Keep records. Note the time the passed-in declaration was made, who held the highest bid, when negotiations commenced, and when those negotiations concluded — successfully or otherwise. If the property subsequently goes to private treaty and a dispute arises about the process, contemporaneous documentation is the agent’s primary protection.


What This Means for Queensland Agents

A passed in auction Queensland result is not the end of a transaction — it is the beginning of a different one, governed by a tighter regulatory timeframe and more complex interpersonal dynamics than a standard private sale. The two-business-day window under section 160 of the Property Occupations Act 2014 (Qld) means the clock is running from the moment the auctioneer announces the passed-in result. Contracts executed outside that window, or with parties who were not registered bidders, re-enter the standard cooling-off framework — a material difference for both parties.

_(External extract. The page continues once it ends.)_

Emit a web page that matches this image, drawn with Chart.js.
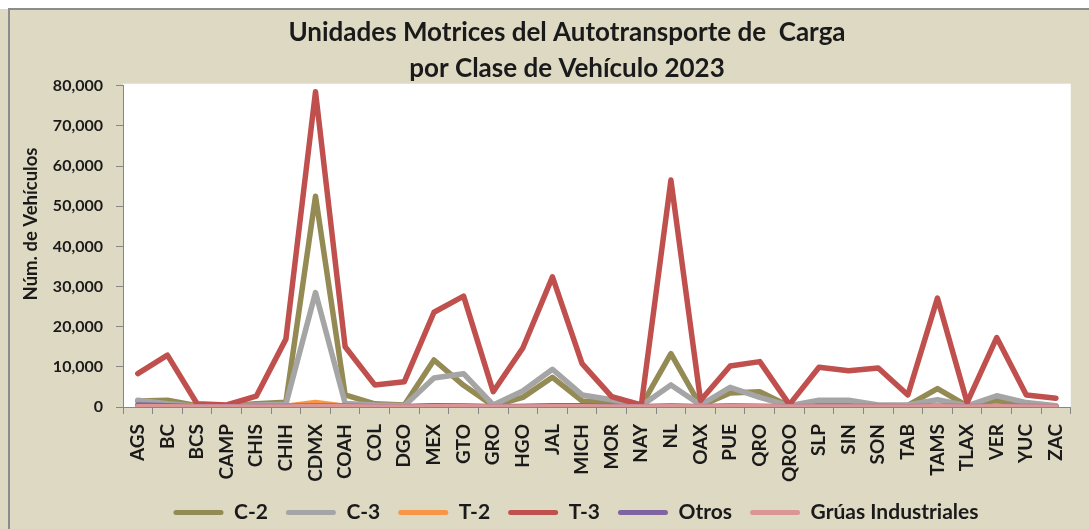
<!DOCTYPE html>
<html>
<head>
<meta charset="utf-8">
<title>Unidades Motrices del Autotransporte de Carga 2023</title>
<script src="https://cdn.jsdelivr.net/npm/chart.js@4.4.1/dist/chart.umd.min.js"></script>
<style>
    html, body { margin: 0; padding: 0; background: #ffffff; }
    #bg { position: absolute; left: 0; top: 9px; width: 1089px; height: 520px; background: #ddd9c3; }
    #edge { position: absolute; left: 8px; top: 8px; width: 1081px; height: 521px; border-left: 2px solid #8c8c8c; border-top: 2px solid #8c8c8c; box-sizing: border-box; }
    #wrap { position: absolute; left: 0; top: 0; width: 1089px; height: 529px; }
</style>
</head>
<body>
<div id="bg"></div>
<div id="edge"></div>
<div id="wrap"><canvas id="chart" width="1089" height="529"></canvas></div>
<script>
// states (x axis)
const estados = ['AGS', 'BC', 'BCS', 'CAMP', 'CHIS', 'CHIH', 'CDMX', 'COAH', 'COL', 'DGO',
    'MEX', 'GTO', 'GRO', 'HGO', 'JAL', 'MICH', 'MOR', 'NAY', 'NL', 'OAX', 'PUE', 'QRO',
    'QROO', 'SLP', 'SIN', 'SON', 'TAB', 'TAMS', 'TLAX', 'VER', 'YUC', 'ZAC'];

// vehicle counts
const c2 = [1500, 1700, 300, 300, 800, 1200, 52500, 3000, 800, 500,
    11700, 5400, 300, 2400, 7400, 1500, 1200, 300, 13300, 300, 3500, 3800,
    200, 1300, 900, 300, 400, 4600, 300, 1700, 500, 200];
const c3 = [1700, 800, 200, 200, 500, 700, 28500, 900, 500, 300,
    7200, 8300, 500, 4000, 9400, 3000, 1800, 300, 5500, 500, 4900, 2400,
    300, 1700, 1700, 500, 500, 1800, 300, 2800, 1100, 300];
const t2 = [200, 300, 50, 50, 100, 200, 1100, 200, 50, 50,
    300, 300, 50, 150, 200, 150, 50, 50, 300, 50, 300, 200,
    50, 100, 100, 100, 50, 200, 50, 200, 50, 50];
const t3 = [8300, 12900, 800, 500, 2700, 16900, 78500, 15000, 5500, 6300,
    23600, 27600, 3800, 14700, 32400, 10800, 2600, 500, 56500, 1600, 10200, 11300,
    600, 9900, 9000, 9700, 3000, 27100, 1100, 17300, 3000, 2200];
const otros = [500, 300, 50, 50, 100, 100, 300, 200, 50, 50,
    300, 200, 50, 100, 300, 300, 100, 50, 200, 50, 200, 100,
    50, 100, 100, 100, 50, 200, 50, 200, 100, 50];
const gruas = [40, 40, 20, 20, 30, 30, 150, 40, 20, 20,
    60, 60, 20, 30, 60, 40, 20, 20, 80, 20, 50, 40,
    20, 30, 30, 30, 20, 50, 20, 40, 20, 20];

const yMax = 80000;
const yStep = 10000;

const series = [
    { label: 'C-2', data: c2, color: '#948a54' },
    { label: 'C-3', data: c3, color: '#a5a5a5' },
    { label: 'T-2', data: t2, color: '#f79646' },
    { label: 'T-3', data: t3, color: '#c0504d' },
    { label: 'Otros', data: otros, color: '#8064a2' },
    { label: 'Grúas Industriales', data: gruas, color: '#d99694' }
];

const FONT = 'Lato';
const INK = '#1a1a1a';
const AXIS = '#868686';

// white plot area
const plotBg = {
    id: 'plotBg',
    beforeDraw(chart) {
        const { ctx, chartArea: a } = chart;
        ctx.save();
        ctx.fillStyle = '#ffffff';
        ctx.fillRect(a.left, a.top - 2, a.right - a.left, a.bottom - a.top + 2);
        ctx.restore();
    }
};

// rotated axis title, sits a bit above the middle like the original
const yTitle = {
    id: 'yTitle',
    afterDraw(chart) {
        const ctx = chart.ctx;
        ctx.save();
        ctx.translate(31, 224);
        ctx.rotate(-Math.PI / 2);
        ctx.font = 'bold 18.5px ' + FONT;
        ctx.fillStyle = INK;
        ctx.textAlign = 'center';
        ctx.textBaseline = 'middle';
        ctx.fillText('Núm. de Vehículos', 0, 0);
        ctx.restore();
    }
};

// title and legend are centred a little right of the canvas middle in the original
const recentre = {
    id: 'recentre',
    afterLayout(chart) {
        const move = (box, cx) => {
            if (!box) return;
            const dx = cx - (box.left + box.right) / 2;
            box.left += dx;
            box.right += dx;
        };
        move(chart.titleBlock, 567);
        move(chart.legend, 576);
    }
};

function draw() {
    const ctx = document.getElementById('chart').getContext('2d');

    new Chart(ctx, {
        type: 'line',
        data: {
            labels: estados,
            datasets: series.map((s, i) => ({
                label: s.label,
                data: s.data,
                borderColor: s.color,
                backgroundColor: s.color,
                borderWidth: 5.5,
                borderJoinStyle: 'round',
                borderCapStyle: 'round',
                pointRadius: 0,
                tension: 0,
                fill: false,
                order: series.length - i   // first series drawn underneath, like Excel
            }))
        },
        options: {
            responsive: false,
            animation: false,
            layout: { padding: { left: 0, right: 16, top: 0, bottom: -4 } },
            plugins: {
                tooltip: { enabled: false },
                title: {
                    display: true,
                    text: ['Unidades Motrices del Autotransporte de  Carga', 'por Clase de Vehículo 2023'],
                    color: INK,
                    font: { family: FONT, size: 26, weight: 'bold', lineHeight: 1.35 },
                    padding: { top: 15.5, bottom: 0 }
                },
                legend: {
                    position: 'bottom',
                    labels: {
                        color: INK,
                        font: { family: FONT, size: 21, weight: 'bold' },
                        boxWidth: 50,
                        boxHeight: 5,
                        padding: 18,
                        generateLabels: chart => chart.data.datasets.map((ds, i) => ({
                            text: ds.label,
                            fillStyle: ds.borderColor,
                            strokeStyle: ds.borderColor,
                            lineWidth: 0,
                            borderRadius: 2.5,
                            fontColor: INK,
                            hidden: false,
                            datasetIndex: i
                        }))
                    }
                }
            },
            scales: {
                x: {
                    offset: true,
                    afterFit: scale => { scale.height = 77; },
                    grid: {
                        offset: true,
                        drawOnChartArea: false,
                        drawTicks: true,
                        tickLength: 7,
                        color: AXIS
                    },
                    border: { display: true, color: AXIS, width: 1 },
                    ticks: {
                        autoSkip: false,
                        minRotation: 90,
                        maxRotation: 90,
                        padding: 10,
                        color: INK,
                        font: { family: FONT, size: 19, weight: 'bold' }
                    }
                },
                y: {
                    min: 0,
                    max: yMax,
                    afterFit: scale => { scale.width = 123; },
                    grid: {
                        drawOnChartArea: false,
                        drawTicks: true,
                        tickLength: 7,
                        color: AXIS
                    },
                    border: { display: true, color: AXIS, width: 1 },
                    ticks: {
                        stepSize: yStep,
                        padding: 13,
                        color: INK,
                        font: { family: FONT, size: 16, weight: 'bold' },
                        callback: v => v.toLocaleString('en-US')
                    }
                }
            }
        },
        plugins: [plotBg, yTitle, recentre]
    });
}

document.fonts.load('bold 16px ' + FONT).then(draw, draw);
</script>
</body>
</html>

The reserve price non-disclosure obligations remain live even after the hammer pauses. Agents who discuss reserve prices with underbidders, price-guide interested third parties, or otherwise volunteer pricing information in the post-auction environment are still operating within the Act’s prohibition, with a maximum penalty of 540 penalty units at stake.

The first right of negotiation sits in convention, not statute — but breach of that convention creates conduct risk, damaged vendor relationships, and potential complaints under the Act’s general conduct standards. Manage it with the same care you would apply to any legally prescribed obligation.

A well-managed passed-in outcome can still produce a sale at the vendor’s price, often on the same day. It requires preparation, fast execution, clear vendor communication, and disciplined management of every party involved. The agents who do this reliably are the ones whose vendors come back to auction again.